If you are calculating the "crush zone" of a vehicle in a collision, the velocity at the exact millisecond of impact determines the force in Newtons. Using a rounded conversion factor could lead to a massive miscalculation of the structural integrity needed to save a life.

For the rest of us, understanding that 1 mph = 1.47 fps is the sweet spot. It changes how you see the world. You stop seeing "speed limits" and start seeing "spatial consumption." You realize that driving through a school zone at 20 mph means you're still covering 29 feet every second. That's a lot of ground when a kid is chasing a ball.

Actionable Steps for Mastery

If you want to actually bake this into your brain so you never have to Google it again, try these three things:

  • The Dashboard Game: Next time you’re a passenger, look at the speedometer.
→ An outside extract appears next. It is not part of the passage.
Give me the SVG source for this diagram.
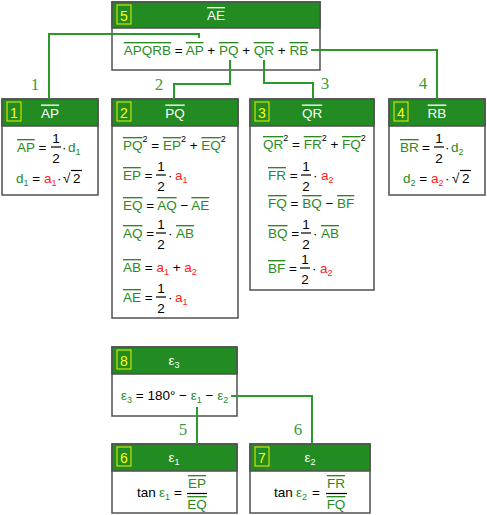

Pick a number, say 55. Try to guess the fps before you hit the next mile marker. (55 + 27.5 = 82.5... so about 81 fps).
  • Visualize the "Second": Mark out 44 feet in your driveway or a park. Walk it. That’s 30 mph. It feels a lot faster when you're standing next to the distance than when you're sitting in a climate-controlled SUV.
  • Save the Constant: Write 1.4667 on a sticky note or save it in your phone’s notes. It is the universal key for all mph-to-fps problems.

Understanding the physics of our daily movement makes us better drivers, more informed citizens, and honestly, just more aware of the sheer scale of the world we move through. Speed isn't just a number on a dial; it's a measurement of how quickly our environment is disappearing behind us.

To get the most accurate results for technical work, always use the fractional form (22/15) to avoid rounding errors early in your calculations. For everything else, the 1.47 multiplier is your best friend.